Extract all lines that hold "matplotlib" from the records below.

>>>

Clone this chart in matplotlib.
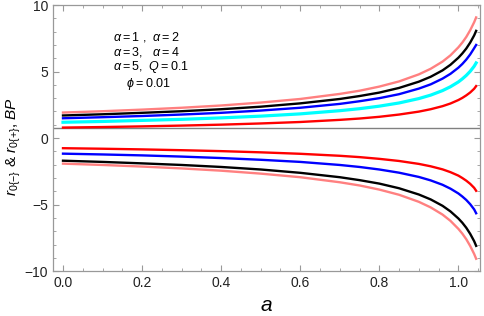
import matplotlib.pyplot as plt
from matplotlib.ticker import MultipleLocator

# spin parameter a
a = [0, 0.1, 0.2, 0.3, 0.4, 0.5, 0.6, 0.7, 0.75, 0.8, 0.85, 0.9, 0.93, 0.96, 0.98,
     1.0, 1.01, 1.02, 1.03, 1.04, 1.045]

# upper branch
pink_up = [1.92, 2.02, 2.14, 2.28, 2.45, 2.67, 2.94, 3.32, 3.56, 3.87, 4.26, 4.79, 5.21, 5.75, 6.22,
           6.82, 7.18, 7.60, 8.11, 8.71, 9.07]
black_up = [1.70, 1.79, 1.90, 2.02, 2.17, 2.36, 2.61, 2.94, 3.16, 3.42, 3.77, 4.24, 4.61, 5.09, 5.51,
            6.04, 6.36, 6.73, 7.18, 7.72, 8.06]
blue_up = [1.49, 1.57, 1.66, 1.77, 1.90, 2.07, 2.28, 2.57, 2.77, 3.00, 3.30, 3.72, 4.04, 4.47, 4.83,
           5.29, 5.57, 5.90, 6.29, 6.76, 7.00]
cyan_up = [1.19, 1.25, 1.33, 1.41, 1.52, 1.65, 1.82, 2.06, 2.21, 2.40, 2.64, 2.97, 3.23, 3.57, 3.86,
           4.22, 4.45, 4.71, 5.02, 5.40, 5.65]
red_up = [0.79, 0.83, 0.88, 0.94, 1.01, 1.10, 1.21, 1.37, 1.47, 1.60, 1.77, 1.99, 2.17, 2.40, 2.60,
          2.86, 3.02, 3.21, 3.43, 3.71, 3.91]

# lower branch
red_lo = [-0.76, -0.80, -0.85, -0.91, -0.98, -1.07, -1.18, -1.33, -1.43, -1.56, -1.72, -1.94, -2.12, -2.35, -2.56,
          -2.82, -3.00, -3.20, -3.44, -3.74, -3.96]
blue_lo = [-1.17, -1.23, -1.30, -1.39, -1.50, -1.63, -1.79, -2.02, -2.17, -2.36, -2.60, -2.92, -3.18, -3.51, -3.80,
           -4.16, -4.39, -4.65, -4.97, -5.36, -5.65]
black_lo = [-1.70, -1.79, -1.90, -2.02, -2.17, -2.36, -2.61, -2.94, -3.16, -3.42, -3.77, -4.24, -4.61, -5.09, -5.51,
            -6.04, -6.36, -6.74, -7.20, -7.75, -8.10]
pink_lo = [-1.92, -2.02, -2.14, -2.28, -2.45, -2.67, -2.94, -3.32, -3.56, -3.87, -4.26, -4.79, -5.21, -5.75, -6.22,
           -6.82, -7.18, -7.60, -8.11, -8.71, -9.07]

plt.rcParams["font.family"] = ["Liberation Sans", "DejaVu Sans"]
plt.rcParams["mathtext.fontset"] = "custom"
plt.rcParams["mathtext.it"] = "Liberation Sans:italic"
plt.rcParams["mathtext.rm"] = "Liberation Sans"

fig = plt.figure(figsize=(4.84, 3.16), dpi=100)
ax = fig.add_axes([0.1095, 0.142, 0.883, 0.842])

ax.axhline(0.75, color="gray", lw=1.0, zorder=1)

lw = 1.7
ax.plot(a, pink_up, color="#ff8080", lw=lw)
ax.plot(a, black_up, color="black", lw=lw)
ax.plot(a, blue_up, color="blue", lw=lw)
ax.plot(a, cyan_up, color="cyan", lw=2.3)
ax.plot(a, red_up, color="red", lw=lw)

ax.plot(a, red_lo, color="red", lw=lw)
ax.plot(a, blue_lo, color="blue", lw=lw)
ax.plot(a, black_lo, color="black", lw=lw)
ax.plot(a, pink_lo, color="#ff8080", lw=lw)

ax.set_xlim(-0.0253, 1.0557)
ax.set_ylim(-10, 10)

ax.xaxis.set_major_locator(MultipleLocator(0.2))
ax.xaxis.set_minor_locator(MultipleLocator(0.05))
ax.yaxis.set_major_locator(MultipleLocator(5))
ax.yaxis.set_minor_locator(MultipleLocator(1))
ax.xaxis.set_major_formatter(plt.FuncFormatter(lambda v, p: f"{v:.1f}"))
ax.yaxis.set_major_formatter(plt.FuncFormatter(lambda v, p: f"{v:.0f}".replace("-", "\u2212")))

ax.tick_params(which="both", direction="in", top=True, right=True, color="#999999",
               labelsize=10, labelcolor="#222222")
ax.tick_params(which="major", length=4, width=0.8)
ax.tick_params(which="minor", length=2.5, width=0.6)
for s in ax.spines.values():
    s.set_color("#999999")
    s.set_linewidth(0.9)

ax.set_xlabel(r"$a$", fontsize=15, labelpad=4)
ax.set_ylabel(r"$r_{0\{-\}}$ & $r_{0\{+\}}$, $BP$", fontsize=11)
ax.yaxis.set_label_coords(-0.07, 0.47)

# parameter note, one text block
note = "\n".join([
    r"$\alpha$$=$1 ,  $\alpha$$=$2",
    r"$\alpha$$=$3,   $\alpha$$=$4",
    r"$\alpha$$=$5,  $Q$$=$0.1",
    r"    $\phi$$=$0.01",
])
fig.text(113 / 484, 1 - 30 / 316, note, fontsize=9, va="top", ha="left", linespacing=1.05)

fig.savefig("out.png", dpi=100)
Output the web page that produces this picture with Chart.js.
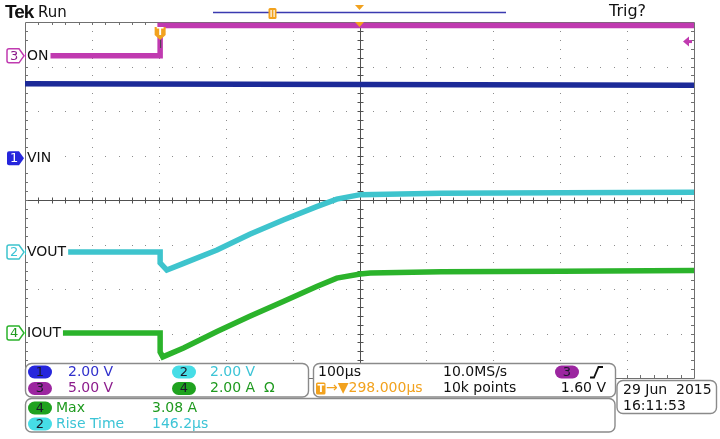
<!DOCTYPE html>
<html>
<head>
<meta charset="utf-8">
<script src="https://cdn.jsdelivr.net/npm/chart.js@4.4.0/dist/chart.umd.min.js"></script>
<style>
  html, body { margin: 0; padding: 0; background: #fff; }
</style>
</head>
<body>
<canvas id="scope" width="720" height="439"></canvas>
<script>
// Captura do osciloscópio: tempo em µs (trigger em 0), valores em V / A
const channelNames = ['VIN', 'VOUT', 'ON', 'IOUT'];
const unitsPerDiv = [2.0, 2.0, 5.0, 2.0];
const offsetDiv = [0.94, -1.17, 3.24, -2.99];
const trigLevel = 1.60; // canal 3

const vinTime = [-202, 300, 798];
const vinVolts = [3.35, 3.31, 3.28];

const voutTime = [-202, 0, 0, 10, 35, 85, 134, 184, 234, 264, 299, 420, 600, 798];
const voutVolts = [0.0, 0.0, -0.49, -0.81, -0.51, 0.09, 0.80, 1.44, 2.04, 2.38, 2.58, 2.64, 2.67, 2.69];

const onTime = [-202, 0, 0, 798];
const onVolts = [0.0, 0.0, 3.4, 3.4];

const ioutTime = [-202, 0, 0, 4, 35, 85, 134, 184, 234, 264, 299, 314, 420, 600, 798];
const ioutAmps = [0.0, 0.0, -0.85, -1.07, -0.67, 0.07, 0.75, 1.42, 2.09, 2.47, 2.65, 2.70, 2.75, 2.78, 2.81];

const timeMin = -202;
const timePerDiv = 100;

// cores de cada canal
const traceColor = ['#1c2a98', '#3ec4cd', '#c03ab0', '#2bb32b'];
const traceDark  = ['#0b0b55', '#1f7f88', '#7c1872', '#126c12'];
const textColor  = ['#3030cc', '#3cc4d6', '#8c1c8c', '#1f9a1f'];
const pillColor  = ['#2626dc', '#46dde6', '#9c26a0', '#1fa21f'];

function toDiv(times, values, ch) {
    return times.map((t, i) => ({ x: t, y: values[i] / unitsPerDiv[ch] + offsetDiv[ch] }));
}

const series = [
    { ch: 2, pts: toDiv(onTime, onVolts, 2) },
    { ch: 0, pts: toDiv(vinTime, vinVolts, 0) },
    { ch: 1, pts: toDiv(voutTime, voutVolts, 1) },
    { ch: 3, pts: toDiv(ioutTime, ioutAmps, 3) }
];

const datasets = [];
series.forEach(s => {
    datasets.push({ data: s.pts, borderColor: traceColor[s.ch], borderWidth: 5.5, pointRadius: 0, tension: 0 });
    datasets.push({ data: s.pts, borderColor: traceDark[s.ch] + 'aa', borderWidth: 1.5, pointRadius: 0, tension: 0 });
});

function rrect(ctx, x, y, w, h, r) {
    ctx.beginPath();
    ctx.moveTo(x + r, y);
    ctx.lineTo(x + w - r, y);
    ctx.arcTo(x + w, y, x + w, y + r, r);
    ctx.lineTo(x + w, y + h - r);
    ctx.arcTo(x + w, y + h, x + w - r, y + h, r);
    ctx.lineTo(x + r, y + h);
    ctx.arcTo(x, y + h, x, y + h - r, r);
    ctx.lineTo(x, y + r);
    ctx.arcTo(x, y, x + r, y, r);
    ctx.closePath();
}

function pill(ctx, x, cy, ch, label) {
    ctx.fillStyle = pillColor[ch];
    rrect(ctx, x, cy - 6.5, 24, 13, 6.5);
    ctx.fill();
    ctx.fillStyle = '#1a1a2a';
    ctx.font = '13px "DejaVu Sans"';
    ctx.textAlign = 'center';
    ctx.fillText(label, x + 12, cy + 0.5);
    ctx.textAlign = 'left';
}

const graticule = {
    id: 'graticule',
    beforeDatasetsDraw(chart) {
        const { ctx, chartArea: a, scales: { x, y } } = chart;
        const xs = [], ys = [];
        for (let k = 0; k <= 10; k++) xs.push(x.getPixelForValue(timeMin + k * timePerDiv));
        for (let k = -4; k <= 4; k++) ys.push(y.getPixelForValue(k));
        const w = a.right - a.left, h = a.bottom - a.top;
        ctx.save();
        ctx.fillStyle = '#8c8c8c';
        for (let i = 1; i < 10; i++) {
            if (i === 5) continue;
            for (let j = 0; j <= 40; j++) ctx.fillRect(Math.round(xs[i]), Math.round(a.top + j * h / 40), 1, 1);
        }
        for (let i = 1; i < 8; i++) {
            if (i === 4) continue;
            for (let j = 0; j <= 50; j++) ctx.fillRect(Math.round(a.left + j * w / 50), Math.round(ys[i]), 1, 1);
        }
        // eixos centrais com marcas
        const cx = Math.round(xs[5]) + 0.5, cy = Math.round(ys[4]) + 0.5;
        ctx.strokeStyle = '#505050';
        ctx.lineWidth = 1;
        ctx.beginPath();
        ctx.moveTo(a.left, cy); ctx.lineTo(a.right, cy);
        ctx.moveTo(cx, a.top); ctx.lineTo(cx, a.bottom);
        for (let j = 1; j < 50; j++) {
            const px = Math.round(a.left + j * w / 50) + 0.5;
            ctx.moveTo(px, cy - 3); ctx.lineTo(px, cy + 3);
        }
        for (let j = 1; j < 40; j++) {
            const py = Math.round(a.top + j * h / 40) + 0.5;
            ctx.moveTo(cx - 3, py); ctx.lineTo(cx + 3, py);
        }
        ctx.stroke();
        // moldura com marcas
        ctx.strokeStyle = '#707070';
        ctx.beginPath();
        ctx.rect(Math.round(a.left) + 0.5, Math.round(a.top) + 0.5, Math.round(w), Math.round(h));
        for (let j = 1; j < 50; j++) {
            const px = Math.round(a.left + j * w / 50) + 0.5;
            ctx.moveTo(px, a.top); ctx.lineTo(px, a.top + 3);
            ctx.moveTo(px, a.bottom); ctx.lineTo(px, a.bottom - 3);
        }
        for (let j = 1; j < 40; j++) {
            const py = Math.round(a.top + j * h / 40) + 0.5;
            ctx.moveTo(a.left, py); ctx.lineTo(a.left + 3, py);
            ctx.moveTo(a.right, py); ctx.lineTo(a.right - 3, py);
        }
        ctx.stroke();
        ctx.restore();
    },
    afterDatasetsDraw(chart) {
        const { ctx, chartArea: a, scales: { x, y } } = chart;
        ctx.save();
        ctx.textBaseline = 'middle';
        // rótulos dos canais
        [2, 0, 1, 3].forEach(ch => {
            const py = y.getPixelForValue(offsetDiv[ch]);
            ctx.font = '14px "DejaVu Sans"';
            const tw = ctx.measureText(channelNames[ch]).width;
            ctx.fillStyle = '#fff';
            ctx.fillRect(a.left + 1, py - 8, 27 - a.left + tw + 1, 16);
            ctx.beginPath();
            ctx.moveTo(9, py - 7); ctx.lineTo(19, py - 7); ctx.lineTo(24, py);
            ctx.lineTo(19, py + 7); ctx.lineTo(9, py + 7);
            ctx.arcTo(7, py + 7, 7, py + 5, 2); ctx.lineTo(7, py - 5);
            ctx.arcTo(7, py - 7, 9, py - 7, 2); ctx.closePath();
            if (ch === 0) {
                ctx.fillStyle = pillColor[0];
                ctx.fill();
                ctx.fillStyle = '#fff';
            } else {
                ctx.fillStyle = '#fff';
                ctx.fill();
                ctx.strokeStyle = traceColor[ch];
                ctx.lineWidth = 1.5;
                ctx.stroke();
                ctx.fillStyle = textColor[ch];
            }
            ctx.font = '13px "DejaVu Sans"';
            ctx.fillText(String(ch + 1), 10, py + 0.5);
            ctx.fillStyle = '#111';
            ctx.font = '14px "DejaVu Sans"';
            ctx.fillText(channelNames[ch], 27, py + 0.5);
        });
        // marcador do trigger
        const tx = x.getPixelForValue(0);
        ctx.strokeStyle = '#444';
        ctx.lineWidth = 1;
        ctx.beginPath(); ctx.moveTo(tx + 0.5, 38); ctx.lineTo(tx + 0.5, 48); ctx.stroke();
        ctx.fillStyle = '#f2a21e';
        ctx.beginPath();
        ctx.moveTo(tx - 5.5, 27); ctx.lineTo(tx + 5.5, 27); ctx.lineTo(tx + 5.5, 35);
        ctx.lineTo(tx, 40); ctx.lineTo(tx - 5.5, 35); ctx.closePath(); ctx.fill();
        ctx.fillStyle = '#fff';
        ctx.font = 'bold 10px "DejaVu Sans"';
        ctx.textAlign = 'center';
        ctx.fillText('T', tx, 32);
        ctx.textAlign = 'left';
        // nível do trigger
        const ly = y.getPixelForValue(trigLevel / unitsPerDiv[2] + offsetDiv[2]);
        ctx.fillStyle = traceColor[2];
        ctx.beginPath();
        ctx.moveTo(683, ly); ctx.lineTo(689, ly - 5); ctx.lineTo(689, ly + 5); ctx.closePath(); ctx.fill();
        ctx.fillRect(688, ly - 1.5, 4, 3);
        // posição horizontal
        const mx = x.getPixelForValue(timeMin + 5 * timePerDiv);
        ctx.fillStyle = '#f2a21e';
        ctx.beginPath();
        ctx.moveTo(mx - 4.5, 22); ctx.lineTo(mx + 4.5, 22); ctx.lineTo(mx, 27); ctx.closePath(); ctx.fill();
        ctx.restore();
    },
    afterDraw(chart) {
        const { ctx } = chart;
        ctx.save();
        ctx.textBaseline = 'middle';
        // cabeçalho
        ctx.fillStyle = '#111';
        ctx.font = 'bold 19px "Liberation Sans"';
        ctx.letterSpacing = '-1px';
        ctx.fillText('Tek', 5, 13);
        ctx.letterSpacing = '0px';
        ctx.font = '15px "DejaVu Sans"';
        ctx.fillText('Run', 38, 13);
        ctx.font = '16px "DejaVu Sans"';
        ctx.fillText('Trig?', 609, 12);
        ctx.strokeStyle = '#3a3ab0';
        ctx.lineWidth = 1.3;
        ctx.beginPath(); ctx.moveTo(213, 12.5); ctx.lineTo(506, 12.5); ctx.stroke();
        ctx.fillStyle = '#f2a21e';
        rrect(ctx, 268.5, 8, 8, 11, 1.5); ctx.fill();
        ctx.fillStyle = '#fff';
        ctx.fillRect(270.5, 10, 1.2, 7); ctx.fillRect(273.5, 10, 1.2, 7);
        ctx.fillStyle = '#f2a21e';
        ctx.beginPath(); ctx.moveTo(355, 5); ctx.lineTo(364, 5); ctx.lineTo(359.5, 10); ctx.closePath(); ctx.fill();

        // caixas de leitura
        ctx.strokeStyle = '#8a8a8a';
        ctx.lineWidth = 1.4;
        [[25.5, 363.5, 283, 33.5], [313.5, 363.5, 302, 33.5], [25.5, 398.5, 589.5, 33.5], [617, 380.5, 99.5, 33]].forEach(b => {
            ctx.fillStyle = '#fff';
            rrect(ctx, b[0], b[1], b[2], b[3], 6);
            ctx.fill();
            ctx.stroke();
        });
        pill(ctx, 28, 372, 0, '1');
        ctx.font = '14px "DejaVu Sans"';
        ctx.fillStyle = textColor[0]; ctx.fillText('2.00 V', 68, 372);
        pill(ctx, 172, 372, 1, '2');
        ctx.font = '14px "DejaVu Sans"';
        ctx.fillStyle = textColor[1]; ctx.fillText('2.00 V', 210, 372);
        pill(ctx, 28, 388.5, 2, '3');
        ctx.font = '14px "DejaVu Sans"';
        ctx.fillStyle = textColor[2]; ctx.fillText('5.00 V', 68, 388.5);
        pill(ctx, 172, 388.5, 3, '4');
        ctx.font = '14px "DejaVu Sans"';
        ctx.fillStyle = textColor[3]; ctx.fillText('2.00 A  Ω', 210, 388.5);

        ctx.fillStyle = '#111';
        ctx.fillText('100µs', 318, 372);
        ctx.fillText('10.0MS/s', 443, 372);
        ctx.fillText('10k points', 443, 388.5);
        ctx.textAlign = 'right';
        ctx.fillText('1.60 V', 606, 388.5);
        ctx.textAlign = 'left';
        pill(ctx, 555, 372, 2, '3');
        ctx.strokeStyle = '#111';
        ctx.lineWidth = 1.8;
        ctx.beginPath();
        ctx.moveTo(590, 377.5); ctx.lineTo(594, 377.5); ctx.lineTo(598.5, 367); ctx.lineTo(603, 367);
        ctx.stroke();
        ctx.fillStyle = '#f2a21e';
        rrect(ctx, 316, 382.5, 9.5, 12, 1.5); ctx.fill();
        ctx.fillStyle = '#fff';
        ctx.font = 'bold 10px "DejaVu Sans"';
        ctx.fillText('T', 317.5, 389);
        ctx.font = '14px "DejaVu Sans"';
        ctx.fillStyle = '#f2a21e';
        ctx.fillText('→▼298.000µs', 326, 388.5);

        ctx.fillStyle = '#111';
        ctx.fillText('29 Jun  2015', 623, 390);
        ctx.fillText('16:11:53', 623, 406);

        pill(ctx, 28, 408, 3, '4');
        ctx.font = '14px "DejaVu Sans"';
        ctx.fillStyle = textColor[3];
        ctx.fillText('Max', 56, 408);
        ctx.fillText('3.08 A', 152, 408);
        pill(ctx, 28, 424, 1, '2');
        ctx.font = '14px "DejaVu Sans"';
        ctx.fillStyle = textColor[1];
        ctx.fillText('Rise Time', 56, 424);
        ctx.fillText('146.2µs', 152, 424);
        ctx.restore();
    }
};

new Chart(document.getElementById('scope'), {
    type: 'line',
    data: { datasets: datasets },
    options: {
        responsive: false,
        animation: false,
        layout: { padding: { left: 25, right: 26, top: 22, bottom: 61 } },
        scales: {
            x: { type: 'linear', min: timeMin, max: timeMin + 10 * timePerDiv, display: false },
            y: { min: -4, max: 4, display: false }
        },
        plugins: {
            legend: { display: false },
            tooltip: { enabled: false }
        }
    },
    plugins: [graticule]
});
</script>
</body>
</html>
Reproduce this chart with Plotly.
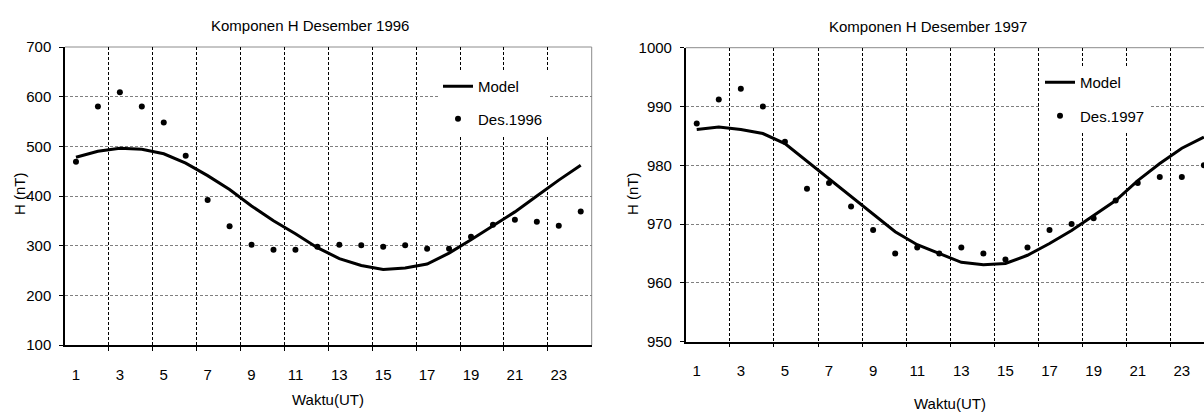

<<<

- _Result_
Clone this chart in matplotlib.
import matplotlib.pyplot as plt
from matplotlib.ticker import MultipleLocator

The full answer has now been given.